• [TASK]:
Reproduce, character for character, the lines below from the first through the one with "xa.major_label_standoff = 10". Leave pictures out.

• [PROVIDED DATA]:
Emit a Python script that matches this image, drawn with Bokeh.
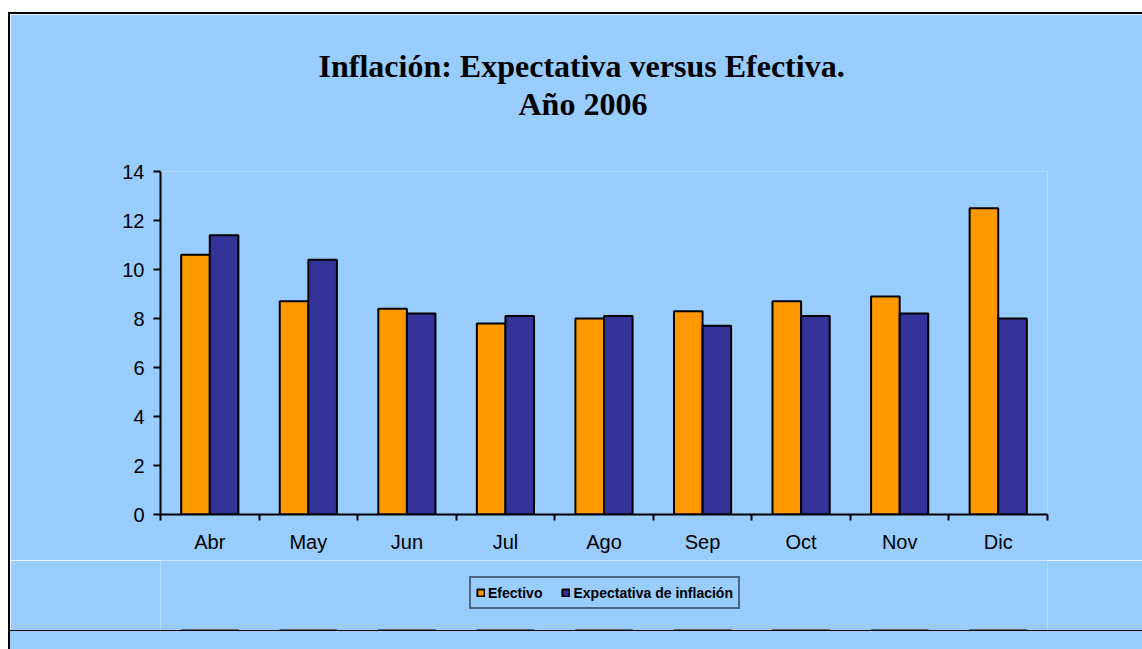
import numpy as np
from bokeh.plotting import figure
from bokeh.models import Range1d, FixedTicker, Legend, LegendItem, Title, Div, Spacer
from bokeh.layouts import column, row
from bokeh.embed import file_html
from bokeh.resources import INLINE

# ---- data ----
months = ["Abr", "May", "Jun", "Jul", "Ago", "Sep", "Oct", "Nov", "Dic"]
efectivo = [10.6, 8.7, 8.4, 7.8, 8.0, 8.3, 8.7, 8.9, 12.5]
expectativa = [11.4, 10.4, 8.2, 8.1, 8.1, 7.7, 8.1, 8.2, 8.0]
y_ticks = [0, 2, 4, 6, 8, 10, 12, 14]
title_line1 = "Inflación: Expectativa versus Efectiva."
title_line2 = "Año 2006"
series_names = ["Efectivo", "Expectativa de inflación"]

BG = "#99CCFF"
ORANGE = "#FF9900"
NAVY = "#333399"

n = len(months)
centers = np.arange(n) + 0.5
bw = 0.29

p = figure(frame_width=887, frame_height=343,
           x_range=Range1d(0, n), y_range=Range1d(0, 14),
           output_backend="svg", toolbar_location=None,
           min_border_left=150, min_border_right=95,
           min_border_top=157, min_border_bottom=46)
p.background_fill_color = BG
p.border_fill_color = BG
p.outline_line_color = None
p.grid.visible = False

bar_style = dict(width=bw, line_color="black", line_width=2)
p.vbar(x=centers - bw / 2, top=efectivo, fill_color=ORANGE, **bar_style)
p.vbar(x=centers + bw / 2, top=expectativa, fill_color=NAVY, **bar_style)

# x axis: labels at centres, ticks at category boundaries
xa = p.xaxis[0]
xa.ticker = FixedTicker(ticks=[float(c) for c in centers],
                        minor_ticks=[float(i) for i in range(n + 1)])
xa.major_label_overrides = {float(c): m for c, m in zip(centers, months)}
xa.major_tick_line_color = None
xa.major_tick_out = 6
xa.minor_tick_out = 6
xa.minor_tick_in = 0
xa.minor_tick_line_color = "black"
xa.minor_tick_line_width = 2
xa.axis_line_width = 2
xa.axis_line_color = "black"
xa.major_label_text_font = "Liberation Sans"
xa.major_label_text_font_size = "20px"
xa.major_label_text_color = "black"
xa.major_label_standoff = 10

ya = p.yaxis[0]
ya.ticker = FixedTicker(ticks=y_ticks)
ya.major_tick_out = 7
ya.major_tick_in = 0
ya.major_tick_line_width = 2
ya.major_tick_line_color = "black"
ya.minor_tick_line_color = None
ya.axis_line_width = 2
ya.axis_line_color = "black"
ya.major_label_text_font = "Liberation Sans"
ya.major_label_text_font_size = "20px"
ya.major_label_text_color = "black"
ya.major_label_standoff = 9

# titles (stacked upward from the frame)
title_style = dict(text_font="Liberation Serif", text_font_size="32px",
                   text_font_style="bold", text_color="black")
gap = Title(text="\u00a0", align="left", standoff=12, **title_style)
t2 = Title(text=title_line2, align="left", offset=358, standoff=0, **title_style)
t1 = Title(text=title_line1, align="left", offset=158, standoff=0, **title_style)
p.add_layout(gap, "above")
p.add_layout(t2, "above")
p.add_layout(t1, "above")

# legend strip (same series, bars kept below its visible range)
p2 = figure(width=1132, height=70, x_range=Range1d(0, n), y_range=Range1d(50, 64),
            output_backend="svg", toolbar_location=None,
            x_axis_type=None, y_axis_type=None,
            min_border_left=0, min_border_right=0,
            min_border_top=0, min_border_bottom=0)
p2.background_fill_color = BG
p2.border_fill_color = BG
p2.outline_line_color = None
p2.grid.visible = False
q1 = p2.vbar(x=centers - bw / 2, top=efectivo, fill_color=ORANGE, **bar_style)
q2 = p2.vbar(x=centers + bw / 2, top=expectativa, fill_color=NAVY, **bar_style)

legend = Legend(items=[LegendItem(label=series_names[0], renderers=[q1]),
                       LegendItem(label=series_names[1], renderers=[q2])],
                orientation="horizontal", location=(309, 21))
legend.label_text_font = "Liberation Sans"
legend.label_text_font_size = "14px"
legend.label_text_font_style = "bold"
legend.label_text_color = "black"
legend.glyph_width = 9
legend.glyph_height = 9
legend.label_standoff = 3
legend.label_height = 19
legend.spacing = 19
legend.padding = 5
legend.margin = 0
legend.border_line_color = "black"
legend.border_line_width = 2
legend.background_fill_color = BG
legend.background_fill_alpha = 1
p2.add_layout(legend, "center")

def bar_div(w, h, color):
    return Div(width=w, height=h, margin=0,
               styles={"background-color": color})

right_part = column(bar_div(1132, 2, "black"), p, p2,
                    bar_div(1132, 1, "black"), bar_div(1132, 18, BG))
layout = column(Spacer(width=1142, height=12, margin=0),
                row(Spacer(width=8, height=637, margin=0),
                    bar_div(2, 637, "black"), right_part))

open("out.html", "w").write(file_html(layout, INLINE))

• [TASK RESPONSE]:
Emit a Python script that matches this image, drawn with Bokeh.
import numpy as np
from bokeh.plotting import figure
from bokeh.models import Range1d, FixedTicker, Legend, LegendItem, Title, Div, Spacer
from bokeh.layouts import column, row
from bokeh.embed import file_html
from bokeh.resources import INLINE

# ---- data ----
months = ["Abr", "May", "Jun", "Jul", "Ago", "Sep", "Oct", "Nov", "Dic"]
efectivo = [10.6, 8.7, 8.4, 7.8, 8.0, 8.3, 8.7, 8.9, 12.5]
expectativa = [11.4, 10.4, 8.2, 8.1, 8.1, 7.7, 8.1, 8.2, 8.0]
y_ticks = [0, 2, 4, 6, 8, 10, 12, 14]
title_line1 = "Inflación: Expectativa versus Efectiva."
title_line2 = "Año 2006"
series_names = ["Efectivo", "Expectativa de inflación"]

BG = "#99CCFF"
ORANGE = "#FF9900"
NAVY = "#333399"

n = len(months)
centers = np.arange(n) + 0.5
bw = 0.29

p = figure(frame_width=887, frame_height=343,
           x_range=Range1d(0, n), y_range=Range1d(0, 14),
           output_backend="svg", toolbar_location=None,
           min_border_left=150, min_border_right=95,
           min_border_top=157, min_border_bottom=46)
p.background_fill_color = BG
p.border_fill_color = BG
p.outline_line_color = None
p.grid.visible = False

bar_style = dict(width=bw, line_color="black", line_width=2)
p.vbar(x=centers - bw / 2, top=efectivo, fill_color=ORANGE, **bar_style)
p.vbar(x=centers + bw / 2, top=expectativa, fill_color=NAVY, **bar_style)

# x axis: labels at centres, ticks at category boundaries
xa = p.xaxis[0]
xa.ticker = FixedTicker(ticks=[float(c) for c in centers],
                        minor_ticks=[float(i) for i in range(n + 1)])
xa.major_label_overrides = {float(c): m for c, m in zip(centers, months)}
xa.major_tick_line_color = None
xa.major_tick_out = 6
xa.minor_tick_out = 6
xa.minor_tick_in = 0
xa.minor_tick_line_color = "black"
xa.minor_tick_line_width = 2
xa.axis_line_width = 2
xa.axis_line_color = "black"
xa.major_label_text_font = "Liberation Sans"
xa.major_label_text_font_size = "20px"
xa.major_label_text_color = "black"
xa.major_label_standoff = 10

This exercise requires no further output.